Back to OP's question:
In my experience some university teachers are very unwilling to bend their teaching program around to cover a wider area. That is because they invest quite a lot of time and effort to make material and work into 1 eco system for their material.
It does not mean their choice is the best. It's just 1 that was made so they avoid helping 8 students group each with their own microcontroller + hardware + eco-system. If you have to assist each student group 30 minutes to debug a flaky serial UART, then you would have a very long day indeed.
However this behaviour can sometimes overshoot in that teachers will stick they knew 20 years ago, and keep teaching 20 year old crap with no hint of modern techniques or technology. E.g. I had a intern last year that was taught ASM on a PIC16F54. There was no alternative possible, otherwise he wouldn't get a score. There is also absolutely none practical value in that, because A) That PIC doesn't have any peripherals to speak of which can be taught. B) Who programs in ASM these days?

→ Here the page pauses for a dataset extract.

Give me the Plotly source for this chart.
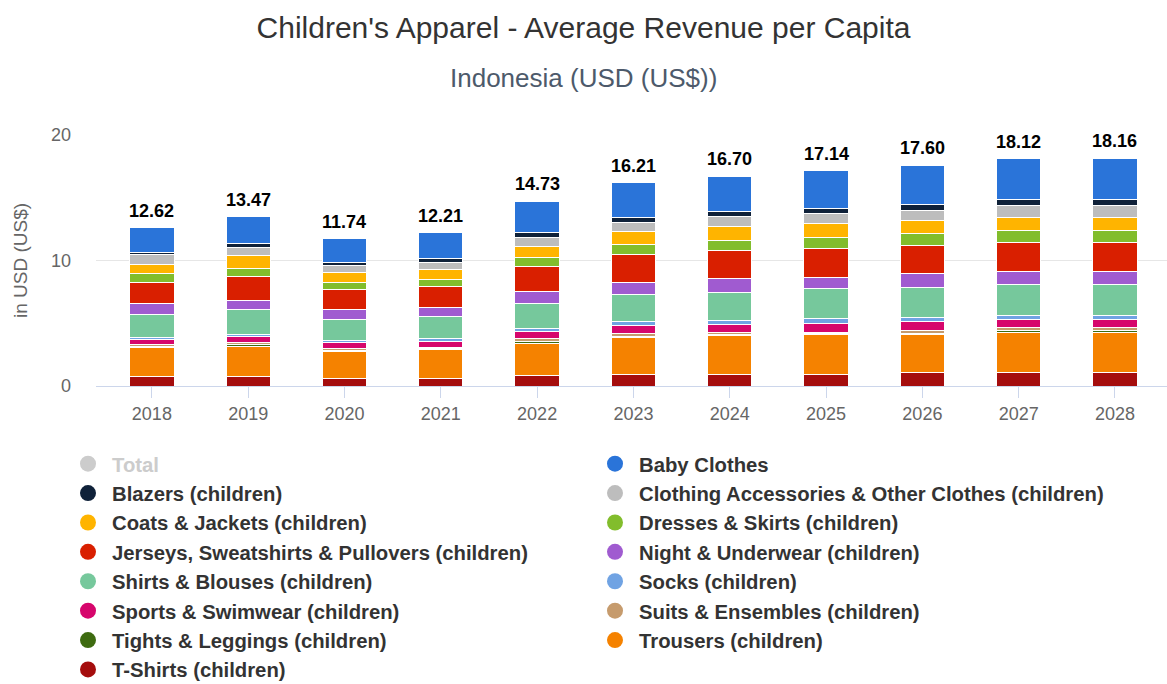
import plotly.graph_objects as go

# Years on the category axis
years = ["2018", "2019", "2020", "2021", "2022", "2023", "2024", "2025", "2026", "2027", "2028"]

# Average revenue per capita by segment, US$ (stacked bottom to top)
t_shirts = [0.75, 0.75, 0.63, 0.63, 0.80, 0.92, 0.90, 0.90, 1.04, 1.04, 1.05]
trousers = [2.30, 2.40, 2.15, 2.25, 2.62, 2.93, 3.09, 3.20, 3.08, 3.22, 3.23]
tights = [0.08, 0.12, 0.07, 0.08, 0.14, 0.10, 0.11, 0.07, 0.10, 0.15, 0.15]
suits = [0.14, 0.20, 0.10, 0.13, 0.22, 0.20, 0.19, 0.13, 0.17, 0.22, 0.22]
sports = [0.41, 0.45, 0.49, 0.48, 0.57, 0.65, 0.62, 0.70, 0.74, 0.66, 0.66]
socks = [0.22, 0.20, 0.16, 0.24, 0.22, 0.32, 0.32, 0.34, 0.31, 0.33, 0.33]
shirts = [1.83, 1.95, 1.70, 1.70, 2.02, 2.18, 2.24, 2.40, 2.42, 2.46, 2.46]
night = [0.81, 0.78, 0.81, 0.73, 0.94, 0.97, 1.07, 0.93, 1.08, 1.05, 1.05]
jerseys = [1.72, 1.90, 1.61, 1.70, 2.03, 2.20, 2.27, 2.29, 2.29, 2.32, 2.32]
dresses = [0.68, 0.62, 0.49, 0.54, 0.67, 0.84, 0.79, 0.89, 0.89, 0.91, 0.91]
coats = [0.75, 0.99, 0.81, 0.81, 0.89, 0.97, 1.08, 1.07, 1.07, 1.08, 1.08]
accessories = [0.75, 0.68, 0.62, 0.59, 0.73, 0.78, 0.84, 0.79, 0.79, 0.94, 0.94]
blazers = [0.19, 0.28, 0.24, 0.30, 0.35, 0.38, 0.37, 0.40, 0.48, 0.50, 0.50]
baby = [1.99, 2.15, 1.86, 2.03, 2.53, 2.77, 2.81, 3.03, 3.14, 3.24, 3.26]

# Stack totals shown above each bar
totals = [12.62, 13.47, 11.74, 12.21, 14.73, 16.21, 16.70, 17.14, 17.60, 18.12, 18.16]

FONT = "Liberation Sans, Arial, Helvetica, sans-serif"

# (legend name, values, colour) from the bottom of the stack upwards
stack = [
    ("T-Shirts (children)", t_shirts, "#a50d0d"),
    ("Trousers (children)", trousers, "#f58200"),
    ("Tights & Leggings (children)", tights, "#3e6b10"),
    ("Suits & Ensembles (children)", suits, "#c69b6d"),
    ("Sports & Swimwear (children)", sports, "#d6066c"),
    ("Socks (children)", socks, "#70a3e3"),
    ("Shirts & Blouses (children)", shirts, "#76c89c"),
    ("Night & Underwear (children)", night, "#a05bd0"),
    ("Jerseys, Sweatshirts & Pullovers (children)", jerseys, "#d91f00"),
    ("Dresses & Skirts (children)", dresses, "#82bd2c"),
    ("Coats & Jackets (children)", coats, "#ffb400"),
    ("Clothing Accessories & Other Clothes (children)", accessories, "#bdbdbd"),
    ("Blazers (children)", blazers, "#0f2139"),
    ("Baby Clothes", baby, "#2a74d9"),
]

PLOT_TOP, PLOT_BOTTOM, PLOT_LEFT = 135, 386.5, 96
PLOT_H = PLOT_BOTTOM - PLOT_TOP

fig = go.Figure()

for name, vals, col in stack:
    fig.add_trace(go.Bar(
        x=years, y=vals, name=name, legendgroup=name, showlegend=False,
        marker=dict(color=col, line=dict(color="#ffffff", width=1)),
        width=0.46,
    ))

# Legend entries with round markers (top of stack listed first)
fig.add_trace(go.Scatter(
    x=[None], y=[None], mode="markers",
    name="<span style='color:#cccccc'>Total</span>",
    marker=dict(symbol="circle", size=16, color="#cccccc"),
))
for name, vals, col in reversed(stack):
    fig.add_trace(go.Scatter(
        x=[None], y=[None], mode="markers", name=name, legendgroup=name,
        marker=dict(symbol="circle", size=16, color=col),
    ))

# Total labels above the bars
for i, tot in enumerate(totals):
    fig.add_annotation(
        xref="x", yref="y", x=i, y=tot, text=f"<b>{tot:.2f}</b>",
        showarrow=False, xanchor="center", yanchor="middle", yshift=17,
        font=dict(family=FONT, size=18, color="#000000"),
    )

# Subtitle
fig.add_annotation(
    xref="paper", yref="paper",
    x=(583.5 - PLOT_LEFT) / (1167 - PLOT_LEFT), y=(PLOT_BOTTOM - 78) / PLOT_H,
    xanchor="center", yanchor="middle", showarrow=False,
    text="Indonesia (USD (US$))",
    font=dict(family=FONT, size=26, color="#4d5a6b"),
)

fig.update_layout(
    width=1167, height=684,
    margin=dict(l=PLOT_LEFT, r=0, t=PLOT_TOP, b=684 - PLOT_BOTTOM),
    paper_bgcolor="#ffffff", plot_bgcolor="#ffffff",
    barmode="stack", bargap=0.5,
    title=dict(
        text="Children's Apparel - Average Revenue per Capita",
        x=0.5, xref="container", xanchor="center",
        y=1 - 27 / 684, yref="container", yanchor="middle",
        font=dict(family=FONT, size=30, color="#333333"),
    ),
    font=dict(family=FONT, size=18, color="#666666"),
    showlegend=True,
    legend=dict(
        orientation="h", xref="container", yref="container",
        x=64 / 1167, y=1 - 444 / 684, xanchor="left", yanchor="top",
        entrywidth=474, entrywidthmode="pixels", itemwidth=38,
        traceorder="normal", itemsizing="trace",
        font=dict(family=FONT, size=20.3, color="#333333", weight="bold"),
        bgcolor="rgba(0,0,0,0)", borderwidth=0,
        itemclick=False, itemdoubleclick=False,
    ),
    xaxis=dict(
        type="category", range=[-0.58, 10.54],
        showgrid=False, showline=True, linecolor="#ccd6eb", linewidth=1,
        ticks="outside", ticklen=11, tickcolor="#ccd6eb", tickwidth=1,
        tickfont=dict(family=FONT, size=18, color="#666666"),
        fixedrange=True,
    ),
    yaxis=dict(
        range=[0, 20], tickvals=[0, 10, 20], showgrid=True, gridcolor="#e6e6e6",
        zeroline=False, showline=False,
        tickfont=dict(family=FONT, size=18, color="#666666"),
        ticklabelstandoff=24,
        title=dict(text="in USD (US$)", standoff=18,
                   font=dict(family=FONT, size=19, color="#666666")),
        fixedrange=True,
    ),
)

fig.write_html("out.html", config={"displayModeBar": False})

I was fortunate at my college for Embedded systems where the teacher managing it made sure we had tools for AVR, Altera, Analog DSP, Xilinx, PIC, Philips 8051, ARM and TI. Basic embedded courses were taught on PIC first, but they later refitted courses to AVR. The teacher was quite supportive about students using the tools (if they are available) for their own or college projects, and if he wasn't too busy he was ready for questions even about MCU's he didn't know much about at all. The key here is that going over your rational thought process is a very important thing in understanding & debugging problems.

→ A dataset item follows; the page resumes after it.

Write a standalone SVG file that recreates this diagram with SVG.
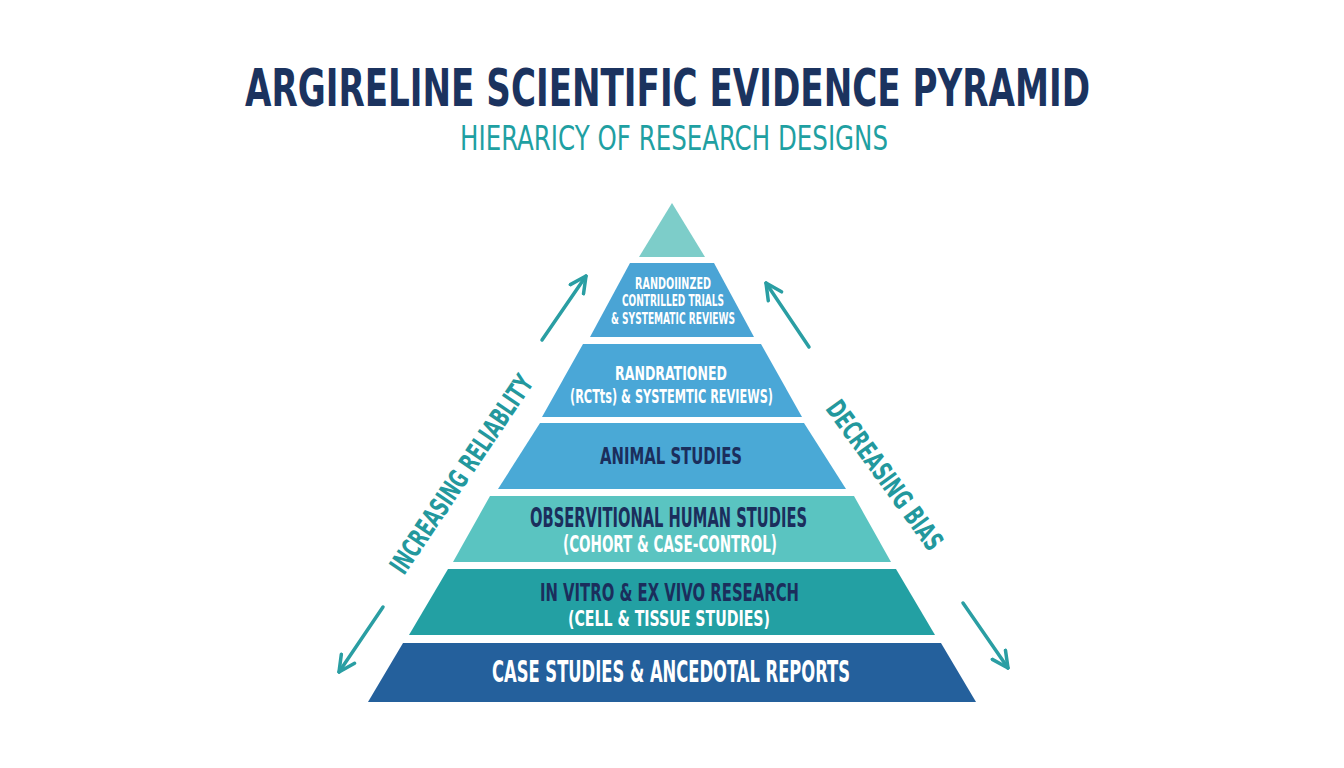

Unfortunately I also have seen some teachers that are like: "for this course you need to use VisualHDL" (which only runs on college PCs). You could deviate from the choice but then you're on your own. Great if it works, if it doesn't.. bad luck, maybe try VisualHDL next time.

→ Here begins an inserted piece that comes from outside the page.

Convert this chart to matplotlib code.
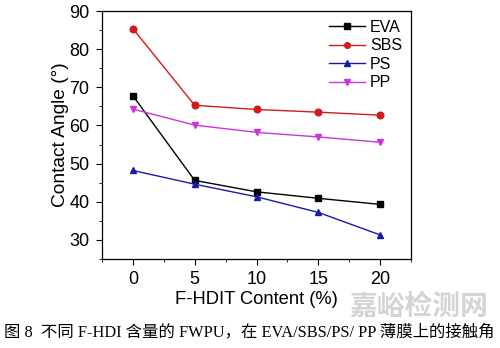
import matplotlib
matplotlib.use("Agg")
import matplotlib.pyplot as plt
from matplotlib.ticker import MultipleLocator

content = [0, 5, 10, 15, 20]
eva = [67.8, 45.6, 42.6, 40.9, 39.3]
sbs = [85.4, 65.3, 64.2, 63.5, 62.7]
ps = [48.2, 44.6, 41.3, 37.2, 31.3]
pp = [64.3, 60.1, 58.2, 57.0, 55.6]
series_names = ["EVA", "SBS", "PS", "PP"]
caption = "图 8  不同 F-HDI 含量的 FWPU，在 EVA/SBS/PS/ PP 薄膜上的接触角"
watermark = "嘉峪检测网"

plt.rcParams['font.family'] = ['Liberation Sans', 'DejaVu Sans']

fig = plt.figure(figsize=(5, 3.48), dpi=100)
ax = fig.add_axes([0.204, 0.256, 0.618, 0.712])

styles = [("s", "#000000"), ("o", "#d01c1c"), ("^", "#1a1aaa"), ("v", "#cc33dd")]
for vals, name, (m, c) in zip([eva, sbs, ps, pp], series_names, styles):
    ax.plot(content, vals, marker=m, color=c, lw=1.0, ms=4.8, label=name)

ax.set_xlim(-2.5, 22.5)
ax.set_ylim(25, 90)
ax.xaxis.set_major_locator(MultipleLocator(5))
ax.xaxis.set_minor_locator(MultipleLocator(2.5))
ax.yaxis.set_major_locator(MultipleLocator(10))
ax.yaxis.set_minor_locator(MultipleLocator(5))
ax.tick_params(which='both', direction='out', top=False, right=False)
ax.tick_params(which='major', length=4, labelsize=13, pad=5)
ax.tick_params(which='minor', length=2.5)
for s in ax.spines.values():
    s.set_linewidth(0.9)

ax.set_xlabel("F-HDIT Content (%)", fontsize=13.2, labelpad=2)
ax.set_ylabel("Contact Angle (°)", fontsize=13.8, labelpad=0)

leg = ax.legend(loc='upper right', frameon=False, fontsize=11.5, handlelength=2.2,
                handletextpad=0.35, labelspacing=0.22, borderaxespad=0.15, markerscale=0.85)

fig.text(0.008, 0.046, caption, fontsize=11.8, family=['Liberation Serif', 'Noto Sans CJK SC'],
         va='center', ha='left')
fig.text(0.838, 0.118, watermark, fontsize=20, color='#d4d4d4', fontweight='bold',
         family=['Noto Sans CJK SC'], va='center', ha='center', zorder=-1)

fig.savefig("out.png", dpi=100)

It seems like your professor responded a bit grumpy today. I wouldn't let it distract you too much, assuming you asked him a question he could give a honest answer about (although Arduino=crap is also very honest opinion). What I mean is, I assume the question was about the project & not about some exact shenanigans of an Arduino library.
As for my MCU choices; most projects I've worked on are not very large volume. However, I also never choose to use Arduino. The IDE is not productive enough for me, since I am used to much more productive bigger IDE's. The Arduino libraries are fun for a proof-of-concept and hobby-grade one-offs, but IMHO on an engineering college you should refrain from those.
If you refrain from using the libraries and just use Arduino for the IDE & bootloader, you're basically programming it like any other ATMEGA328P, and maybe should just say you tested your code on an AVR because you had it at home.
For most of my projects I typically design, I would drop in a common MCU I've used before. At work we used to do all designs with a LPC1768, which was sufficient for all our needs. Lately we've upgraded to STM32F427. Cost is absolutely not an issue here, it's basically 2-4$ extra per board, but productivity & sanity is more important (remember; low volume, <500 boards per year).
However if a project has some odd important requirement, I wouldn't go through great effort to make it work on that beloved MCU. For example, I would never consider doing ethernet on an AVR anymore, since so many ARM Cortex m3 chips are around that have built in 10/100 ethernet MAC's that require a $2 ethernet phy, much less lines of code with much greater performance and integration.